Joel Huiqui still remembers feeling the jersey hitting his skin, walking onto the field and hearing the Mexican national anthem blare at Estadio Alfonso Lastras.
The Lights FC defender made his national team debut for El Tri against Guatemala on Oct. 8, 2005, in Mexico, taking part in a 5-2 win during the fourth round of qualification for the 2006 World Cup. While Huiqui didn’t compete for his country the following year in Germany, he’s been rostered 14 times by Mexico’s senior national team and is looking forward to seeing it compete on the world’s biggest stage in Russia starting this week.
He’s also been using his experiences with El Tri to try to steer the Lights back into the playoff picture, starting with their match at 7:30 p.m. Wednesday at Phoenix Rising FC.
“I feel the team is 100 percent ready for this game,” Huiqui said. “But I also believe we are setting a foot on the right path. We still have a lot to work on, a lot to learn, but I think we’re getting there and I’m excited about this team.”
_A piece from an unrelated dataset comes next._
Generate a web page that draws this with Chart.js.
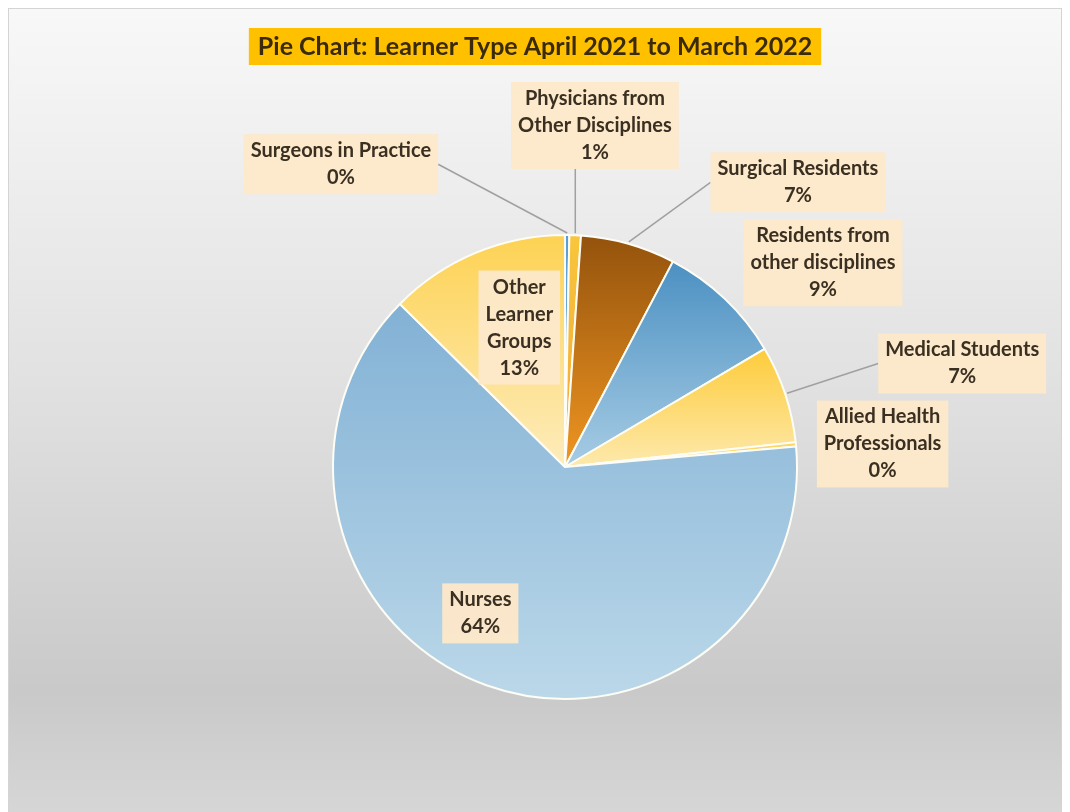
<!DOCTYPE html>
<html lang="en">
<head>
    <meta charset="UTF-8">
    <title>Learner Type April 2021 to March 2022</title>
    <script src="https://cdn.jsdelivr.net/npm/chart.js"></script>
    <style>
        html, body { margin: 0; padding: 0; background: #fff; }
        .chart-container { position: relative; width: 1070px; height: 812px; }
    </style>
</head>
<body>
    <div class="chart-container">
        <canvas id="learnerPie" width="1070" height="812"></canvas>
    </div>

    <script>
        // Data (share of learners, %)
        const categories = [
            'Surgeons in Practice',
            'Physicians from Other Disciplines',
            'Surgical Residents',
            'Residents from other disciplines',
            'Medical Students',
            'Allied Health Professionals',
            'Nurses',
            'Other Learner Groups'
        ];
        const shares = [0.3, 0.8, 6.6, 8.8, 6.8, 0.3, 63.8, 12.6];

        // how each category label is broken into lines
        const labelLines = [
            ['Surgeons in Practice'],
            ['Physicians from', 'Other Disciplines'],
            ['Surgical Residents'],
            ['Residents from', 'other disciplines'],
            ['Medical Students'],
            ['Allied Health', 'Professionals'],
            ['Nurses'],
            ['Other', 'Learner', 'Groups']
        ];

        const chartTitle = 'Pie Chart: Learner Type April 2021 to March 2022';

        // slice gradient colours (top of slice -> bottom of slice)
        const sliceTop = ['#5b9bd5', '#f8c63c', '#93520c', '#4b90c2', '#fdcc3a', '#fdd45c', '#82b1d5', '#fdd253'];
        const sliceBottom = ['#8fbbe0', '#f2a636', '#f09622', '#a7cce4', '#fde9ad', '#fde3a0', '#bbd8e9', '#fdecbc'];

        // label box centres, in pie radii from the pie centre; leader = draw a callout line
        const labelPos = [
            { dx: -0.966, dy: -1.305, leader: true },
            { dx: 0.129, dy: -1.472, leader: true },
            { dx: 1.004, dy: -1.227, leader: true },
            { dx: 1.112, dy: -0.880, leader: false },
            { dx: 1.712, dy: -0.446, leader: true },
            { dx: 1.369, dy: -0.099, leader: false },
            { dx: -0.365, dy: 0.631, leader: false },
            { dx: -0.197, dy: -0.601, leader: false }
        ];

        const labelFont = 'bold 20px Lato, "Open Sans", sans-serif';
        const titleFont = 'bold 25px Lato, "Open Sans", sans-serif';
        const total = shares.reduce((a, b) => a + b, 0);

        // vertical gradient spanning each slice's own bounding box
        function sliceFill(ctx) {
            const i = ctx.dataIndex;
            const area = ctx.chart.chartArea;
            if (ctx.type !== 'data' || !area) return sliceTop[i] || '#ccc';
            const cy = (area.top + area.bottom) / 2;
            const r = Math.min(area.right - area.left, area.bottom - area.top) / 2;
            let before = 0;
            for (let k = 0; k < i; k++) before += shares[k];
            const a0 = before / total * 2 * Math.PI;
            const a1 = (before + shares[i]) / total * 2 * Math.PI;
            const ys = [cy];
            for (let t = 0; t <= 24; t++) {
                const a = a0 + (a1 - a0) * t / 24;
                ys.push(cy - r * Math.cos(a));
            }
            const y0 = Math.min(...ys), y1 = Math.max(...ys);
            const g = ctx.chart.ctx.createLinearGradient(0, y0, 0, Math.max(y1, y0 + 1));
            g.addColorStop(0, sliceTop[i]);
            g.addColorStop(1, sliceBottom[i]);
            return g;
        }

        // grey gradient backdrop, frame and the yellow title box
        const backdrop = {
            id: 'backdrop',
            beforeDraw(chart) {
                const c = chart.ctx;
                c.save();
                c.fillStyle = '#ffffff';
                c.fillRect(0, 0, chart.width, chart.height);
                const g = c.createLinearGradient(0, 8, 0, chart.height);
                g.addColorStop(0, '#f8f8f8');
                g.addColorStop(0.45, '#e2e2e2');
                g.addColorStop(0.85, '#c9c9c9');
                g.addColorStop(1, '#d6d6d6');
                c.fillStyle = g;
                c.fillRect(8, 8, 1054, chart.height - 8);
                c.strokeStyle = '#d4d4d4';
                c.lineWidth = 1;
                c.strokeRect(8.5, 8.5, 1053, chart.height);

                c.font = titleFont;
                const w = c.measureText(chartTitle).width;
                const cx = chart.width / 2;
                c.fillStyle = '#ffc000';
                c.fillRect(cx - w / 2 - 9, 28, w + 18, 37);
                c.fillStyle = '#3a2a08';
                c.textAlign = 'center';
                c.textBaseline = 'middle';
                c.fillText(chartTitle, cx, 47);
                c.restore();
            }
        };

        // Excel-style data labels with callout boxes
        const sliceLabels = {
            id: 'sliceLabels',
            afterDatasetsDraw(chart) {
                const c = chart.ctx;
                const meta = chart.getDatasetMeta(0);
                const lineH = 27;
                c.save();
                c.font = labelFont;
                c.textAlign = 'center';
                c.textBaseline = 'middle';
                meta.data.forEach((arc, i) => {
                    const R = arc.outerRadius;
                    const lines = labelLines[i].concat([Math.round(shares[i] / total * 100) + '%']);
                    const w = Math.max(...lines.map(s => c.measureText(s).width)) + 14;
                    const h = lines.length * lineH + 6;
                    const bx = arc.x + labelPos[i].dx * R;
                    const by = arc.y + labelPos[i].dy * R;
                    const left = bx - w / 2, top = by - h / 2;

                    if (labelPos[i].leader) {
                        const mid = (arc.startAngle + arc.endAngle) / 2;
                        const px = arc.x + (R + 2) * Math.cos(mid);
                        const py = arc.y + (R + 2) * Math.sin(mid);
                        let sx, sy;
                        if (px >= left && px <= left + w) {
                            sx = px;
                            sy = py > by ? top + h : top;
                        } else if (px < left) {
                            sx = left; sy = by;
                        } else {
                            sx = left + w; sy = by;
                        }
                        c.strokeStyle = '#a0a0a0';
                        c.lineWidth = 1.5;
                        c.beginPath();
                        c.moveTo(sx, sy);
                        c.lineTo(px, py);
                        c.stroke();
                    }

                    c.fillStyle = 'rgba(253, 232, 202, 0.96)';
                    c.fillRect(left, top, w, h);
                    c.fillStyle = '#3a3022';
                    lines.forEach((s, k) => {
                        c.fillText(s, bx, top + 3 + lineH * (k + 0.5));
                    });
                });
                c.restore();
            }
        };

        const ctx = document.getElementById('learnerPie').getContext('2d');
        new Chart(ctx, {
            type: 'pie',
            data: {
                labels: categories,
                datasets: [{
                    data: shares,
                    backgroundColor: sliceFill,
                    borderColor: '#fdfdf6',
                    borderWidth: 2,
                    hoverOffset: 0
                }]
            },
            options: {
                responsive: false,
                animation: false,
                devicePixelRatio: 1,
                layout: {
                    padding: { top: 234, bottom: 112, left: 332, right: 272 }
                },
                plugins: {
                    legend: { display: false },
                    title: { display: false },
                    tooltip: { enabled: false }
                }
            },
            plugins: [backdrop, sliceLabels]
        });
    </script>
</body>
</html>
Huiqui, 35, has scored one goal in his national team career, in a 2005 friendly against Hungary, but his biggest achievement was being named captain of Mexico’s 2013 Gold Cup squad. El Tri had a disappointing run in the event, which determines the continental champion of North America, Central America and the Caribbean, as it lost in the semifinals.
But it helped Huiqui build his leadership skills. Now he’s the Lights’ captain and tries to set an example for his teammates, starting with his play. He’s had few problems there, as Huiqui ranks second on the team in clearances (52) and first in interceptions (28).
“If I miss, or if I make a mistake, I know (Huiqui) is going to help me,” defender Miguel Garduno said.
To ensure he can lead on the field, Huiqui almost never steps off it. He’s missed only one game this season, when he served a one-game suspension for yellow-card accumulation, and never has been subbed off.
Huiqui said he doesn’t have a specific regime to stay fit. He just tries to follow the training staff’s instructions, drinks plenty of water and gets eight hours of sleep every night. Coach Isidro Sanchez gave some of the credit to his player’s genetics, as the name Huiqui (“Eagle”) descends from the Mayo, an indigenous group to Mexico.
“Huiqui is special,” Sanchez said. “His DNA is like a Mexican Indian. He’s very hard, very tough.”
Even with those genes, Huiqui trained hard to become one of the faces of the Mexican national team and later the Lights. Now he just wants his current club to improve and his country to advance past the World Cup’s Round of 16 for the first time since 1986.
“I’m always excited when I get to see my national team, and when it’s the World Cup, it’s a soccer party, so everybody loves it, everyone’s waiting for it. I’m anxious for it to start,” Huiqui said. “I feel like this national team, we have a really good chance to go further than we ever have before.”